Given problem: Write out again exactly the lines from the one containing "Clone this chart in matplotlib." through the one containing "plt.rcParams['font.family'] = ['Liberation", both included, and omit the pictures.

Data for this task:
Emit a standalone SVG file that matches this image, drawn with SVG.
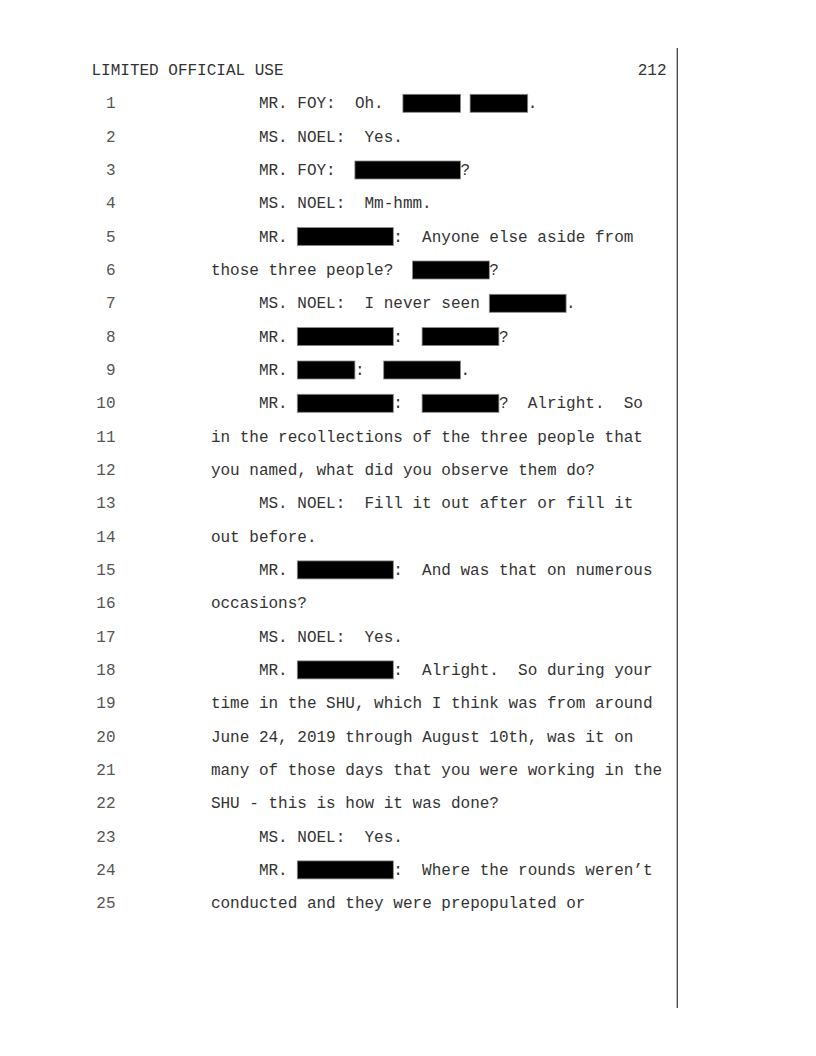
<svg xmlns="http://www.w3.org/2000/svg" width="816" height="1056" viewBox="0 0 816 1056" xml:space="preserve">
<style>
text{font-family:"Liberation Mono","Courier New",monospace;font-size:16px;fill:#333;white-space:pre}
.num{fill:#555;text-anchor:end}
.r{fill:#000;stroke:#8a8a8a;stroke-width:0.8}
</style>
<rect x="0" y="0" width="816" height="1056" fill="#fff"/>
<g id="header">
<text x="91.5" y="75.3">LIMITED OFFICIAL USE</text>
<text x="666.5" y="75.3" text-anchor="end">212</text>
<line x1="677.3" y1="48" x2="677.3" y2="1008" stroke="#444" stroke-width="1.3"/>
</g>
<g id="line-numbers">
<text class="num" x="115.5" y="108.3">1</text>
<text class="num" x="115.5" y="141.6">2</text>
<text class="num" x="115.5" y="175.0">3</text>
<text class="num" x="115.5" y="208.3">4</text>
<text class="num" x="115.5" y="241.6">5</text>
<text class="num" x="115.5" y="275.0">6</text>
<text class="num" x="115.5" y="308.3">7</text>
<text class="num" x="115.5" y="341.6">8</text>
<text class="num" x="115.5" y="375.0">9</text>
<text class="num" x="115.5" y="408.3">10</text>
<text class="num" x="115.5" y="441.6">11</text>
<text class="num" x="115.5" y="475.0">12</text>
<text class="num" x="115.5" y="508.3">13</text>
<text class="num" x="115.5" y="541.6">14</text>
<text class="num" x="115.5" y="574.9">15</text>
<text class="num" x="115.5" y="608.3">16</text>
<text class="num" x="115.5" y="641.6">17</text>
<text class="num" x="115.5" y="674.9">18</text>
<text class="num" x="115.5" y="708.3">19</text>
<text class="num" x="115.5" y="741.6">20</text>
<text class="num" x="115.5" y="774.9">21</text>
<text class="num" x="115.5" y="808.2">22</text>
<text class="num" x="115.5" y="841.6">23</text>
<text class="num" x="115.5" y="874.9">24</text>
<text class="num" x="115.5" y="908.2">25</text>
</g>
<g id="l1">
<text x="258.9" y="108.3">MR. FOY:  Oh.</text>
<rect class="r" x="402.9" y="94.3" width="57.6" height="18"/>
<rect class="r" x="470.1" y="94.3" width="57.6" height="18"/>
<text x="527.7" y="108.3">.</text>
</g>
<g id="l2"><text x="258.9" y="141.6">MS. NOEL:  Yes.</text></g>
<g id="l3">
<text x="258.9" y="175.0">MR. FOY:</text>
<rect class="r" x="354.9" y="161.0" width="105.6" height="18"/>
<text x="460.5" y="175.0">?</text>
</g>
<g id="l4"><text x="258.9" y="208.3">MS. NOEL:  Mm-hmm.</text></g>
<g id="l5">
<text x="258.9" y="241.6">MR.</text>
<rect class="r" x="297.3" y="227.6" width="96" height="18"/>
<text x="393.3" y="241.6">:  Anyone else aside from</text>
</g>
<g id="l6">
<text x="210.9" y="275.0">those three people?</text>
<rect class="r" x="412.5" y="261.0" width="76.8" height="18"/>
<text x="489.3" y="275.0">?</text>
</g>
<g id="l7">
<text x="258.9" y="308.3">MS. NOEL:  I never seen</text>
<rect class="r" x="489.3" y="294.3" width="76.8" height="18"/>
<text x="566.1" y="308.3">.</text>
</g>
<g id="l8">
<text x="258.9" y="341.6">MR.</text>
<rect class="r" x="297.3" y="327.6" width="96" height="18"/>
<text x="393.3" y="341.6">:</text>
<rect class="r" x="422.1" y="327.6" width="76.8" height="18"/>
<text x="498.9" y="341.6">?</text>
</g>
<g id="l9">
<text x="258.9" y="375.0">MR.</text>
<rect class="r" x="297.3" y="361.0" width="57.6" height="18"/>
<text x="354.9" y="375.0">:</text>
<rect class="r" x="383.7" y="361.0" width="76.8" height="18"/>
<text x="460.5" y="375.0">.</text>
</g>
<g id="l10">
<text x="258.9" y="408.3">MR.</text>
<rect class="r" x="297.3" y="394.3" width="96" height="18"/>
<text x="393.3" y="408.3">:</text>
<rect class="r" x="422.1" y="394.3" width="76.8" height="18"/>
<text x="498.9" y="408.3">?  Alright.  So</text>
</g>
<g id="l11"><text x="210.9" y="441.6">in the recollections of the three people that</text></g>
<g id="l12"><text x="210.9" y="475.0">you named, what did you observe them do?</text></g>
<g id="l13"><text x="258.9" y="508.3">MS. NOEL:  Fill it out after or fill it</text></g>
<g id="l14"><text x="210.9" y="541.6">out before.</text></g>
<g id="l15">
<text x="258.9" y="574.9">MR.</text>
<rect class="r" x="297.3" y="560.9" width="96" height="18"/>
<text x="393.3" y="574.9">:  And was that on numerous</text>
</g>
<g id="l16"><text x="210.9" y="608.3">occasions?</text></g>
<g id="l17"><text x="258.9" y="641.6">MS. NOEL:  Yes.</text></g>
<g id="l18">
<text x="258.9" y="674.9">MR.</text>
<rect class="r" x="297.3" y="660.9" width="96" height="18"/>
<text x="393.3" y="674.9">:  Alright.  So during your</text>
</g>
<g id="l19"><text x="210.9" y="708.3">time in the SHU, which I think was from around</text></g>
<g id="l20"><text x="210.9" y="741.6">June 24, 2019 through August 10th, was it on</text></g>
<g id="l21"><text x="210.9" y="774.9">many of those days that you were working in the</text></g>
<g id="l22"><text x="210.9" y="808.2">SHU - this is how it was done?</text></g>
<g id="l23"><text x="258.9" y="841.6">MS. NOEL:  Yes.</text></g>
<g id="l24">
<text x="258.9" y="874.9">MR.</text>
<rect class="r" x="297.3" y="860.9" width="96" height="18"/>
<text x="393.3" y="874.9">:  Where the rounds weren’t</text>
</g>
<g id="l25"><text x="210.9" y="908.2">conducted and they were prepopulated or</text></g>
</svg>
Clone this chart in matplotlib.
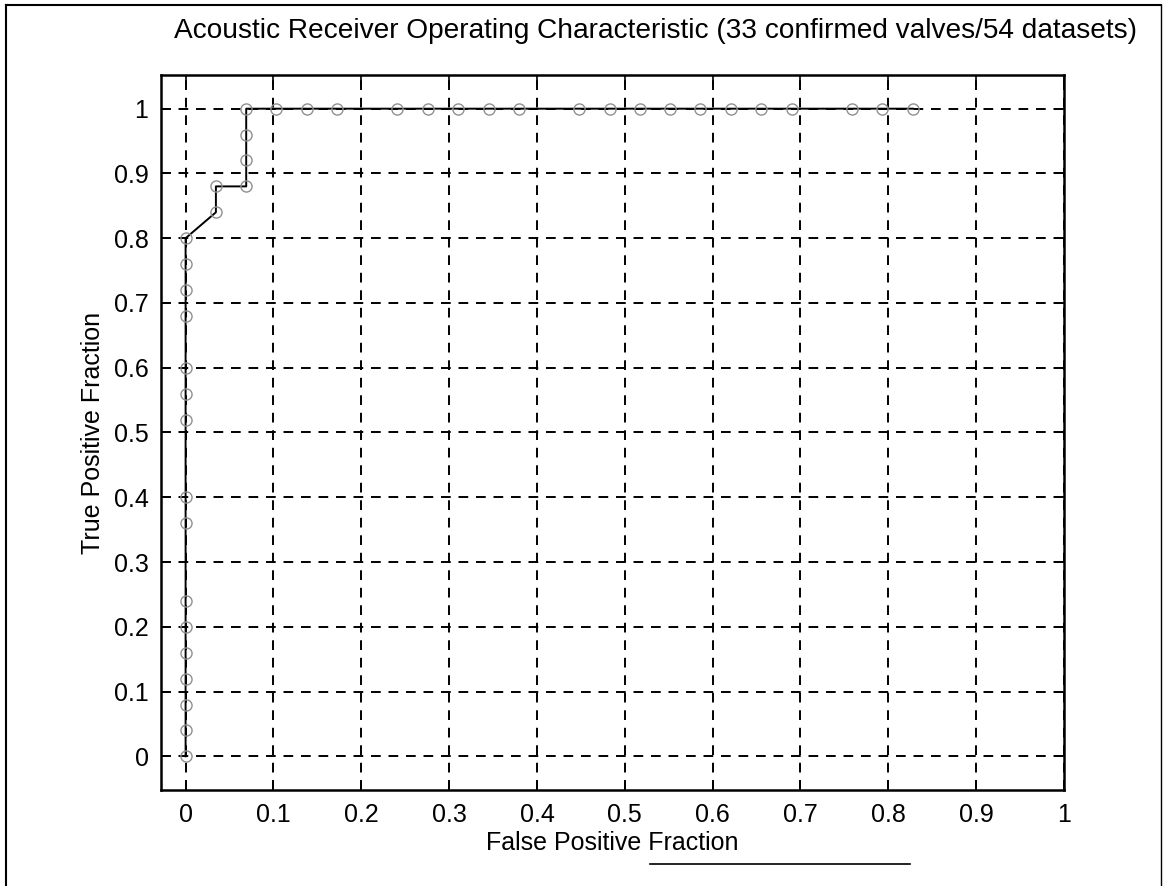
import matplotlib
matplotlib.use("Agg")
import matplotlib.pyplot as plt
from matplotlib.lines import Line2D

plt.rcParams['font.family'] = ['Liberation Sans', 'DejaVu Sans']

title = "Acoustic Receiver Operating Characteristic (33 confirmed valves/54 datasets)"
xlabel = "False Positive Fraction"
ylabel = "True Positive Fraction"

fpf = [0, 0, 0, 0, 0, 0, 0, 0, 0, 0, 0, 0, 0, 0, 0, 0,
       0.0345, 0.0345, 0.069, 0.069, 0.069, 0.069,
       0.103, 0.138, 0.172, 0.241, 0.276, 0.310, 0.345, 0.379,
       0.448, 0.483, 0.517, 0.552, 0.586, 0.621, 0.655, 0.690,
       0.759, 0.793, 0.828]
tpf = [0, 0.04, 0.08, 0.12, 0.16, 0.20, 0.24, 0.36, 0.40, 0.52, 0.56, 0.60, 0.68, 0.72, 0.76, 0.80,
       0.84, 0.88, 0.88, 0.92, 0.96, 1.0,
       1.0, 1.0, 1.0, 1.0, 1.0, 1.0, 1.0, 1.0,
       1.0, 1.0, 1.0, 1.0, 1.0, 1.0, 1.0, 1.0,
       1.0, 1.0, 1.0]

xticks = [0, 0.1, 0.2, 0.3, 0.4, 0.5, 0.6, 0.7, 0.8, 0.9, 1]
yticks = [0, 0.1, 0.2, 0.3, 0.4, 0.5, 0.6, 0.7, 0.8, 0.9, 1]
xticklabels = ["0", "0.1", "0.2", "0.3", "0.4", "0.5", "0.6", "0.7", "0.8", "0.9", "1"]
yticklabels = ["0", "0.1", "0.2", "0.3", "0.4", "0.5", "0.6", "0.7", "0.8", "0.9", "1"]

W, H = 1168, 886
fig = plt.figure(figsize=(W / 100, H / 100), dpi=100)
left, right, top, bottom = 161, 1064, 75, 790
ax = fig.add_axes([left / W, 1 - bottom / H, (right - left) / W, (bottom - top) / H])

ax.plot(fpf, tpf, color='black', lw=1.4, zorder=3)
ax.plot(fpf, tpf, linestyle='none', marker='o', markersize=8,
        markerfacecolor='none', markeredgecolor='#909090', markeredgewidth=1.0, zorder=4)

ax.set_xlim(-0.028, 1.0)
ax.set_ylim(-0.052, 1.052)
ax.set_xticks(xticks)
ax.set_xticklabels(xticklabels)
ax.set_yticks(yticks)
ax.set_yticklabels(yticklabels)
ax.tick_params(direction='in', length=7, width=1.2, top=True, right=True,
               labelsize=18, pad=9, colors='black')
ax.grid(True, color='black', linestyle=(0, (5, 4)), linewidth=1.4)
for s in ax.spines.values():
    s.set_linewidth(1.8)
    s.set_color('black')

ax.set_xlabel(xlabel, fontsize=18, labelpad=3)
ax.set_ylabel(ylabel, fontsize=18, labelpad=6)
fig.text(655 / W, 1 - 31 / H, title, fontsize=20.2, ha='center', va='center')

# scanned page frame
fig.add_artist(Line2D([6 / W, 6 / W], [0, 1 - 5 / H], color='black', lw=1.5, transform=fig.transFigure))
fig.add_artist(Line2D([6 / W, 1161 / W], [1 - 5 / H, 1 - 5 / H], color='black', lw=1.5, transform=fig.transFigure))
fig.add_artist(Line2D([1161 / W, 1161 / W], [0, 1 - 5 / H], color='black', lw=1.0, transform=fig.transFigure))
fig.add_artist(Line2D([650 / W, 910 / W], [1 - 864 / H, 1 - 864 / H], color='black', lw=1.2, transform=fig.transFigure))

fig.savefig("out.png", dpi=100)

Result of this task:
Clone this chart in matplotlib.
import matplotlib
matplotlib.use("Agg")
import matplotlib.pyplot as plt
from matplotlib.lines import Line2D

plt.rcParams['font.family'] = ['Liberation Sans', 'DejaVu Sans']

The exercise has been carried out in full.